Not much sleep happened that night, the rain came down hard, adjusting to the midnight sun and the excitement for the next day were reasons to not close my eyes. I was so comfortable though, next to my love and in a huge, warm, and soft bed.

One of the friendly ‘detour’ horses

Our ‘Detour’ on the Way to Stykkishólmur…

Our way to Stykkishólmur to meet with the county official for our final paperwork became a bit of an adventure. Thanks to ‘Garmina’, our Brittish GPS tour-guide we ended up in the mountains, on a road where we could hardly turn back until we had to drive through a river and our earlier suspicions of being on the wrong path were confirmed. We should have listened to our hearts but we were so preoccupied with excitement and nerves that we let Garmina guide us.

Up until Borganes everything was fine but about 10 minutes out of the last ‘big’ town before one hits the middle of nowhere we ended up on a mountain road toward… who knows. On our way we were first greeted by handfuls of the cutest little lamb and their protective mothers. They are so curious and yet so shy. They make the sweetest noises and above all, they wag their teeny tiny tails when they drink.

A lot of potholes later we were stopped by a group of horses that were grazing off the side of the road and drinking from the water that filled the potholes. We stopped, rolled down our windows, and were stared straight into the soul by these friendly beauties.

Not long after our meeting with the Icelandic horses we literally couldn’t drive any further. We checked Garmina and, oh yes, we were on our way to the complete wrong place! As a last sign, we came upon a totem marking the road as it forked—in one direction through a rushing river, the other up the mountain over a potted road. A slight panic set in as we were actually on a deadline. It is hard to imagine that one can be on a deadline in the countryside where time seems to stand still and the light is just as bright during midnight as noon. I jumped out of the car. Twenty turns later, we were finally turned around (the road was tiny) and on our way back to the main road. We were quiet, focused and even the horses sensed that we were in a rush this time.

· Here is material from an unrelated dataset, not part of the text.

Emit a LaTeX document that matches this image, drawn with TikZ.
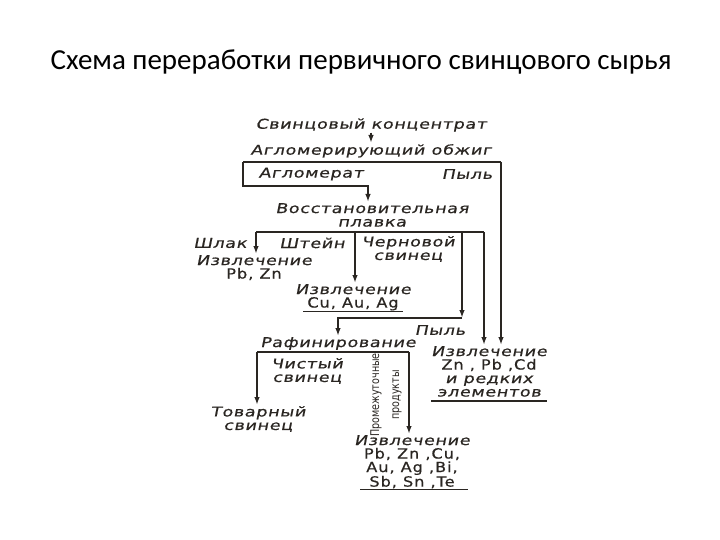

The county official, Dadi, would be present at his office until 4pm. We arrived at 3:36 PM and rushed inside. With a serious look he asked us to sit down and hand him our paperwork. Without a word he left the room and came back with a very serious look, sat down, told us that everything was perfect and then—only then—he smiled. We looked at each other and sighed with relief. We were going to get married tomorrow!

We drove around Stykkishólmur for 10 minutes, stopped into a little store where I bought some lace to pretty up my shoes (which was eventually done with a hairpiece…) but then headed to the car, we were ready to go to Budir.

After we ate a real Icelandic Hotdog, with questionable crunchy bits in it, on our way to Budir, we laughed about it all. We also decided that from now on we will listen with our eyes while on the road and using a good old road map.

The Best Kind of Industrial Accident

Trying to avoid some of the cold and the rain, we traveled south yesterday to Keflavik, spending the afternoon at the Blue Lagoon. While relaxing in the glowing blue thermal pools, we both realized how exhausted we have become over the previous months. We slathered white silica mud across our faces, sipped Skyr smoothies, steamed in the bath house, and drifted across the pools in search of the hot spots which would soothe our souls.

The funny thing about the Blue Lagoon is that it is actually the result of an industrial accident. Next door to the resort is a geothermal plant which pumps hot water from deep underground, extracts its energy, and injects the used water back into the crust. The only problem is that the water doesn’t want to go back down. The same silica mud that we make our ridiculous masks out of stops the water near the surface, causing it to flood and spill out into the crater-like landscape. Looking at the lagoon on Google Earth you can see how this industrial accident played out.